JPMorgan Pursues Lawsuits Over Check Fraud Tied To ATM Glitch

JPMorgan Chase, the largest bank in the U.S., has filed lawsuits against multiple customers who allegedly exploited an ATM glitch to commit check fraud. The temporary glitch, which gained attention on TikTok, reportedly allowed individuals to deposit large checks and withdraw funds before the checks cleared, leading to substantial losses for the bank.

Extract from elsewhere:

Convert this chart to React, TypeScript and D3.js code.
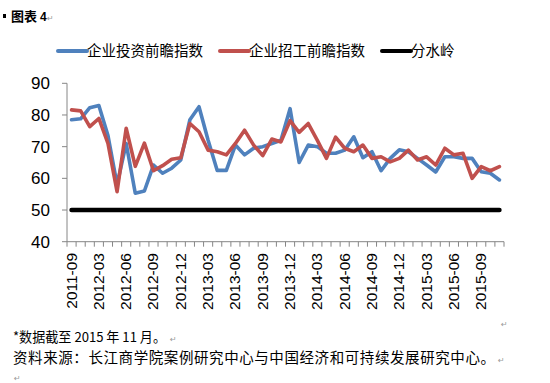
import React from "react";
import * as d3 from "d3";

const categories = [
  "2011-09", "2011-10", "2011-11",
  "2012-03", "2012-04", "2012-05", "2012-06", "2012-07", "2012-08", "2012-09", "2012-10", "2012-11", "2012-12",
  "2013-01", "2013-02", "2013-03", "2013-04", "2013-05", "2013-06", "2013-07", "2013-08", "2013-09", "2013-10", "2013-11", "2013-12",
  "2014-01", "2014-02", "2014-03", "2014-04", "2014-05", "2014-06", "2014-07", "2014-08", "2014-09", "2014-10", "2014-11", "2014-12",
  "2015-01", "2015-02", "2015-03", "2015-04", "2015-05", "2015-06", "2015-07", "2015-08", "2015-09", "2015-10", "2015-11",
];

const investIndex = [
  78.5, 78.8, 82.3, 83.0, 73.5, 58.0, 71.0, 55.3, 56.0, 64.2, 61.6, 63.2,
  65.8, 78.5, 82.6, 72.0, 62.5, 62.5, 70.5, 67.4, 69.5, 70.0, 71.0, 72.0,
  82.0, 65.0, 70.5, 70.0, 67.9, 67.9, 68.9, 73.1, 66.5, 68.4, 62.4, 66.3,
  69.0, 68.4, 66.3, 64.2, 62.0, 66.8, 66.8, 66.3, 66.3, 62.1, 61.6, 59.5,
];

const recruitIndex = [
  81.6, 81.3, 76.3, 78.9, 71.0, 55.8, 75.8, 63.8, 71.1, 62.4, 64.0, 66.0,
  66.5, 77.3, 74.7, 68.9, 68.4, 67.4, 71.0, 75.2, 70.5, 67.2, 72.4, 71.5,
  78.2, 74.5, 77.3, 72.0, 66.3, 73.0, 69.5, 68.4, 70.5, 66.3, 66.8, 65.2,
  66.3, 68.9, 65.8, 66.8, 64.2, 69.5, 67.4, 67.9, 60.0, 63.7, 62.4, 63.7,
];

const threshold = 50;
const yTicks = [40, 50, 60, 70, 80, 90];
const seriesNames = ["企业投资前瞻指数", "企业招工前瞻指数", "分水岭"];
const seriesColors = ["#4F81BD", "#C0504D", "#000000"];

const W = 550;
const H = 383;
const left = 67;
const right = 504;
const top = 83.3;
const bottom = 241.7;

export default function App() {
  const x = d3.scaleBand<string>().domain(categories).range([left, right]).padding(0);
  const y = d3.scaleLinear().domain([40, 90]).range([bottom, top]);
  const cx = (c: string) => (x(c) as number) + x.bandwidth() / 2;

  const line = d3
    .line<number>()
    .x((_, i) => cx(categories[i]))
    .y((d) => y(d));

  const thresholdData = categories.map(() => threshold);

  const boundaries = categories.map((c) => x(c) as number).concat([right]);
  const labelIdx = categories.map((_, i) => i).filter((i) => i % 3 === 0);

  const axisColor = "#868686";
  const cjk = "'Noto Sans CJK SC', sans-serif";
  const num = "'Liberation Sans', Arial, sans-serif";
  const mark = "'DejaVu Sans', sans-serif";

  const legendItems = [
    { x: 58, name: seriesNames[0], color: seriesColors[0] },
    { x: 220, name: seriesNames[1], color: seriesColors[1] },
    { x: 382, name: seriesNames[2], color: seriesColors[2] },
  ];

  return (
    <svg
      width={W}
      height={H}
      style={{ position: "absolute", left: 0, top: 0, background: "#fff" }}
    >
      {/* title */}
      <rect x={3} y={14} width={3} height={4} fill="#000" />
      <text x={11} y={21} fontFamily={cjk} fontSize={13} fontWeight="bold" fill="#000">
        图表
      </text>
      <text x={40} y={21} fontFamily={num} fontSize={12} fontWeight="bold" fill="#000">
        4
      </text>
      <text x={47} y={21} fontFamily={mark} fontSize={8} fill="#999">
        ↵
      </text>

      {/* legend */}
      {legendItems.map((it) => (
        <g key={it.name}>
          <line
            x1={it.x}
            x2={it.x + 29}
            y1={51}
            y2={51}
            stroke={it.color}
            strokeWidth={4}
            strokeLinecap="round"
          />
          <text x={it.x + 29} y={56} fontFamily={cjk} fontSize={14.5} fill="#000">
            {it.name}
          </text>
        </g>
      ))}

      {/* y axis */}
      <line x1={left} x2={left} y1={top} y2={bottom} stroke={axisColor} strokeWidth={1} />
      {yTicks.map((t) => (
        <g key={t}>
          <line x1={left - 5} x2={left} y1={y(t)} y2={y(t)} stroke={axisColor} strokeWidth={1} />
          <text
            x={50}
            y={y(t) + 6}
            textAnchor="end"
            fontFamily={num}
            fontSize={17}
            fill="#000"
          >
            {t}
          </text>
        </g>
      ))}

      {/* x axis */}
      <line x1={left} x2={right} y1={bottom} y2={bottom} stroke={axisColor} strokeWidth={1} />
      {boundaries.map((b, i) => (
        <line key={i} x1={b} x2={b} y1={bottom} y2={bottom + 5} stroke={axisColor} strokeWidth={1} />
      ))}
      {labelIdx.map((i) => {
        const px = cx(categories[i]) + 5;
        const py = 253;
        return (
          <text
            key={i}
            transform={`translate(${px},${py}) rotate(-90)`}
            textAnchor="end"
            fontFamily={num}
            fontSize={15.5}
            fill="#000"
          >
            {categories[i]}
          </text>
        );
      })}

      {/* series */}
      <path
        d={line(investIndex) || ""}
        fill="none"
        stroke={seriesColors[0]}
        strokeWidth={3.6}
        strokeLinejoin="round"
        strokeLinecap="round"
      />
      <path
        d={line(recruitIndex) || ""}
        fill="none"
        stroke={seriesColors[1]}
        strokeWidth={3.6}
        strokeLinejoin="round"
        strokeLinecap="round"
      />
      <path
        d={line(thresholdData) || ""}
        fill="none"
        stroke={seriesColors[2]}
        strokeWidth={4.5}
        strokeLinecap="round"
      />

      {/* footnotes */}
      <text x={501} y={327} fontFamily={mark} fontSize={8} fill="#999">
        ↵
      </text>
      <text x={13} y={342} fontFamily={cjk} fontSize={13.5} fill="#000" textLength={153} lengthAdjust="spacingAndGlyphs">
        *数据截至 2015 年 11 月。
      </text>
      <text x={170} y={342} fontFamily={mark} fontSize={8} fill="#999">
        ↵
      </text>
      <text x={13} y={363} fontFamily={cjk} fontSize={14.5} fill="#000" textLength={482} lengthAdjust="spacing">
        资料来源：长江商学院案例研究中心与中国经济和可持续发展研究中心。
      </text>
      <text x={498} y={363} fontFamily={mark} fontSize={8} fill="#999">
        ↵
      </text>
      <text x={14} y={381} fontFamily={mark} fontSize={8} fill="#999">
        ↵
      </text>
    </svg>
  );
}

The lawsuits, filed Monday in Los Angeles, Houston, and Miami, accuse two individuals and two businesses of unlawfully withdrawing over $661,000. One high-profile case involves a Houston man who allegedly owes nearly $291,000 after a $335,000 check, deposited by a masked individual, bounced on September 4. According to the bank, the funds had already been withdrawn by the time the check was found to be counterfeit.

JPMorgan is demanding that the defendants return the improperly withdrawn funds, citing breaches of their deposit agreements. A spokesperson for JPMorgan, Drew Pusateri, commented, “Fraud is a crime that impacts everyone and undermines trust in the banking system.” The bank is cooperating with law enforcement to address these cases and prevent similar incidents.

Check fraud, classified as a federal crime, has serious consequences. Most banks allow limited access to check funds while awaiting clearance, but JPMorgan’s glitch temporarily compromised this process. The bank’s lawsuits serve as a warning to potential fraudsters and underline its commitment to maintaining a trustworthy banking system.